The smart conservative reaction against complaints about labor shortages is to ask for wage increases, as Steve Sailer often does. Ron Unz, who not by chance is patronizing (I hope generously) Steve Sailer in his new website, has taken the argument to the end and is putting his own money into arguing for a 15 dollar minimum wage. To which libertarians, with their characteristic cluelessness, say this:
"What do we want?" "A $15/hour minimum wage!" "When do we want it?" "Shortly before our jobs are replaced with touchscreens and/or robots!"
— Joel Grus (@joelgrus) December 6, 2013
Libertarians don't get that the Sailerite argument for high wages is an ethnic one. If you're forced to pay 15 dollars an hour, more whites will be willing to work for that money, so the incentive to hire Mexicans ceases to exist. The overt case for minimum wage is that greedy bosses should share more of their wealth with their employees. The covert reasoning is that higher wages means low productivity people should move out of the place. But libertarians actually think diversity is good for the economy.

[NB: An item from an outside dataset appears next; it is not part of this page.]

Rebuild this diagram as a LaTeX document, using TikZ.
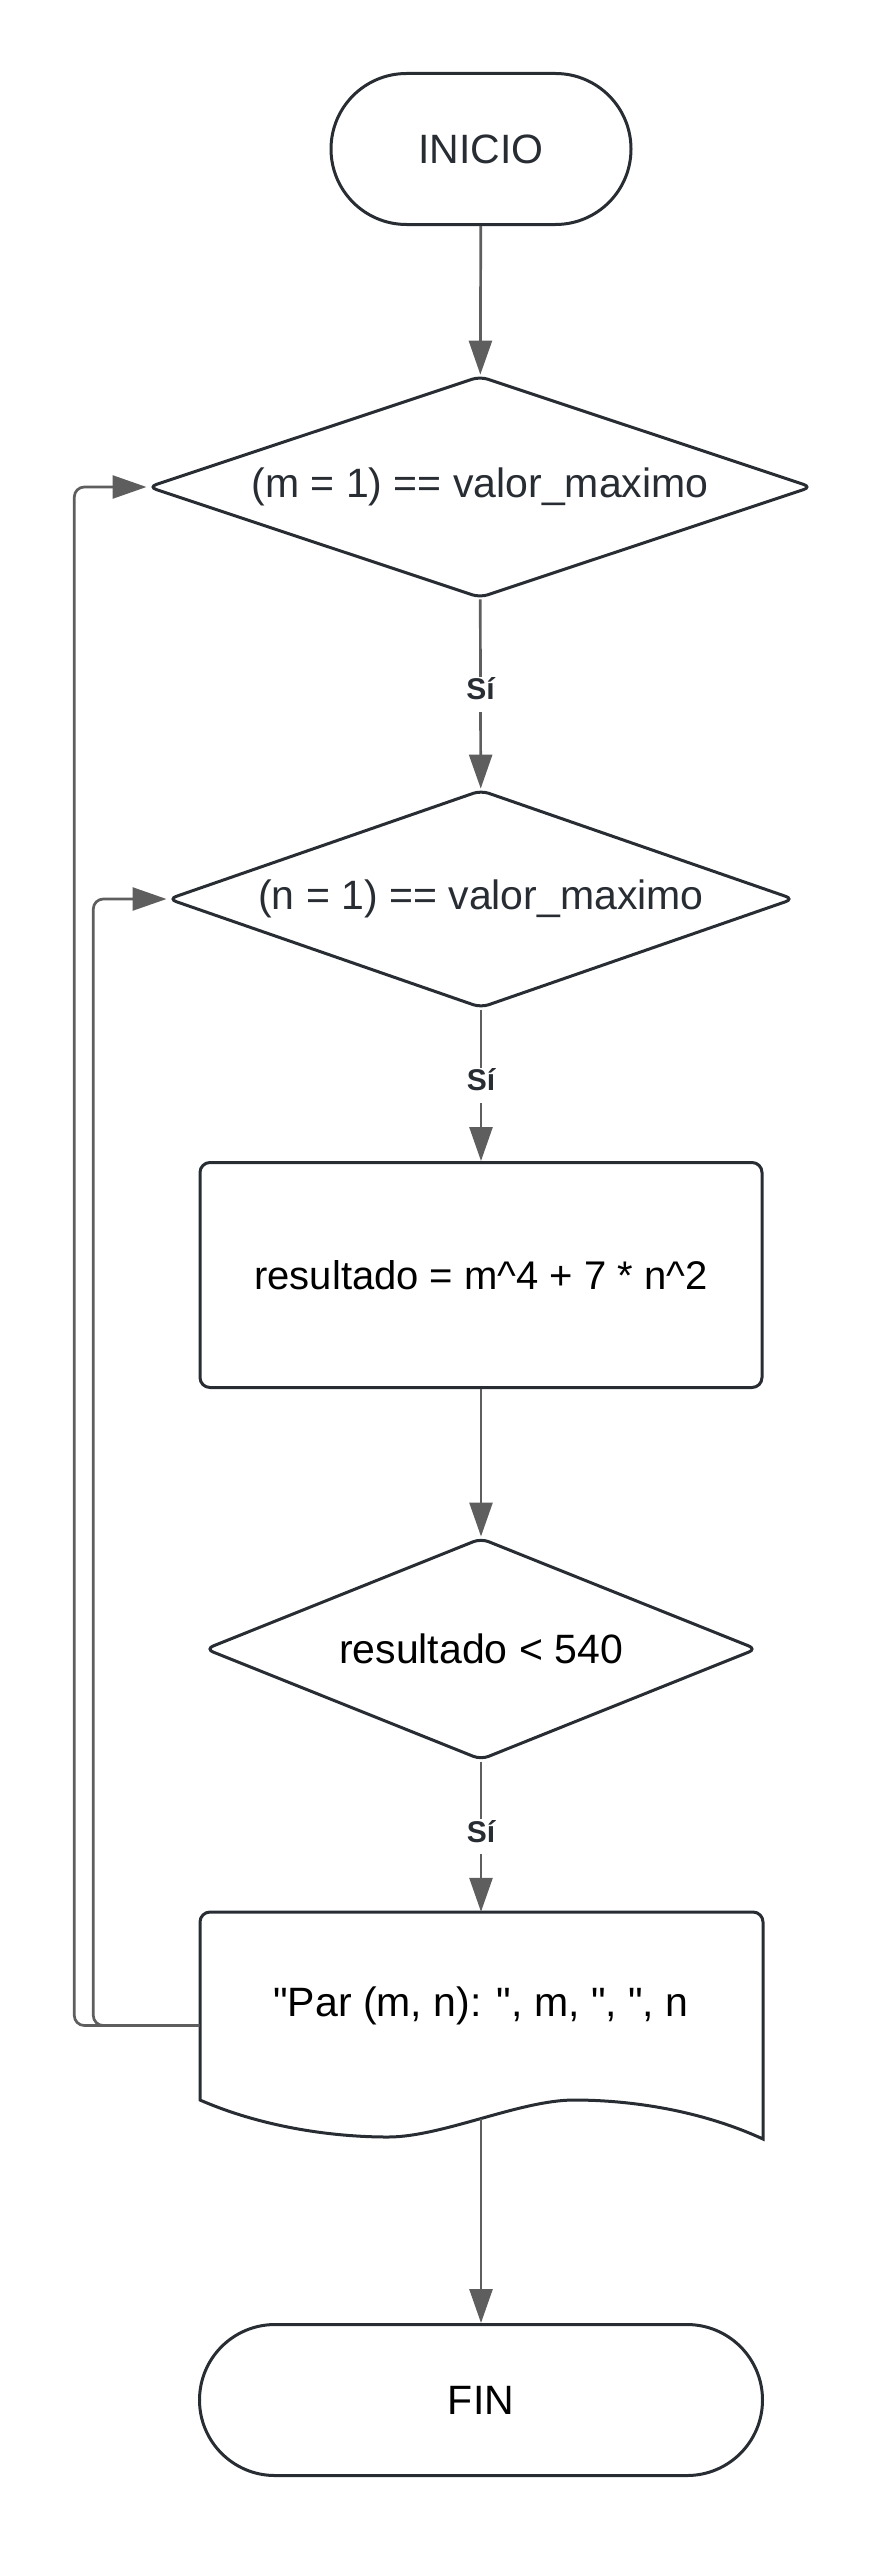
\documentclass[tikz,border=0pt]{standalone}
\usepackage{fontspec}
\setmainfont{Liberation Sans}
\newfontfamily\plainquotes{Liberation Sans}[Ligatures = TeXOff]
\usetikzlibrary{shapes.geometric,arrows.meta}
\definecolor{linec}{HTML}{282C33}
\definecolor{arrowc}{HTML}{5E5E5E}
\tikzset{tnode/.style = {shape = rectangle,
                         rounded corners = 75.5pt,
                         draw = linec,
                         line width = 3pt,
                         minimum height = 151pt,
                         font = \fontsize{41}{49}\selectfont,
                         draw},
         dnode/.style = {shape = diamond,
                         aspect = 3,
                         rounded corners = 8pt,
                         draw = linec,
                         text = linec,
                         line width = 3pt,
                         inner sep = 0pt,
                         font = \fontsize{41}{49}\selectfont,
                         draw},
         pnode/.style = {shape = rectangle,
                         rounded corners = 10pt,
                         draw = linec,
                         line width = 3pt,
                         minimum width = 562pt,
                         minimum height = 225pt,
                         font = \fontsize{40}{48}\selectfont,
                         draw},
         onode/.style = {shape = rectangle,
                          minimum width = 563pt,
                          minimum height = 227pt,
                          inner sep = 0pt},
         lnode/.style = {fill = white,
                         text = linec,
                         inner xsep = 2pt,
                         inner ysep = 1pt,
                         text depth = 11pt,
                         font = \bfseries\fontsize{30}{36}\selectfont}}

\begin{document}
\begin{tikzpicture}[x = 1pt, y = -1pt,
                    conn/.style = {draw = arrowc,
                                   line width = 2.7pt,
                                   -{Triangle[length = 34pt, width = 23pt]}}]
		\useasboundingbox (0,0) rectangle (894,2550);
		\node[tnode, text = linec, minimum width = 300pt] (inicio) at (481,149) {INICIO};
		\node[dnode, minimum width = 664pt, minimum height = 222pt] (m) at (480,487) {(m = 1) == valor\_maximo};
		\node[dnode, minimum width = 626pt, minimum height = 218pt] (n) at (481,899) {(n = 1) == valor\_maximo};
		\node[pnode] (calc) at (481,1275) {resultado = m\^{}4 + 7 * n\^{}2};
		\node[dnode, text = black, minimum width = 552pt, minimum height = 222pt] (cond) at (481,1649) {resultado < 540};
		\node[onode] (out) at (481,2025.5) {};
		\node[font = \plainquotes\fontsize{41}{49}\selectfont] (outtext) at (481,2006) {"Par (m, n): ", m, ", ", n};
		\node[tnode, minimum width = 563pt] (fin) at (481,2400) {FIN};
		\draw[draw = linec, line width = 3pt] (200,2100) [rounded corners = 10pt] -- (200,1912) -- (763,1912) [sharp corners] -- (763,2139)
			.. controls (700,2110) and (630,2100) .. (574,2100)
			.. controls (520,2100) and (442,2137) .. (388,2137)
			.. controls (332,2137) and (262,2127) .. (200,2100) -- cycle;
		\coordinate (wave) at (481,2118.5);
		\draw[conn] (inicio) -- (m);
		\draw[conn] (m) -- node[lnode] {Sí} (n);
		\draw[conn] (n) -- node[lnode] {Sí} (calc);
		\draw[conn] (calc) -- (cond);
		\draw[conn] (cond) -- node[lnode] {Sí} (out.north);
		\draw[conn] (wave) -- (fin);
		\draw[conn, rounded corners = 10pt] (out.west) -- ++(-125,0) |- (m.west);
		\draw[conn, rounded corners = 10pt] (out.west) -- ++(-106,0) |- (n.west);
	\end{tikzpicture}
\end{document}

But back to the point, what if the Sailerite argument is obsolete. Maybe it's not about money anymore. The combination of low fertility, feminism and inequality make children enjoy a high standard of living, which gives them the illusion of high status, but a status that is never enough now that women have access to their own income and state patronage. And high inequality makes it worse by skewing the threshold for alphaness that women find acceptable, and feeding the all too common lottery-mind where everyone is obsessed with trying to make it Big and join the overclass, and making a normal, quiet living is no longer worth it.
Of course all this dysfunction feeds on itself, demotivated workers making companies more annoying, uninterested men making women more uppity, unambitious masses making rich people less generous, etc. A giant clusterfuck sized vicious cycle that drives the fertility rate lower still. But the tech companies haven't gone anywhere, and what can they rely on if not robots? The Romans amused themselves to death. Maybe we are amusing ourselves into Skynet.
And robots will see it that we are kept amused.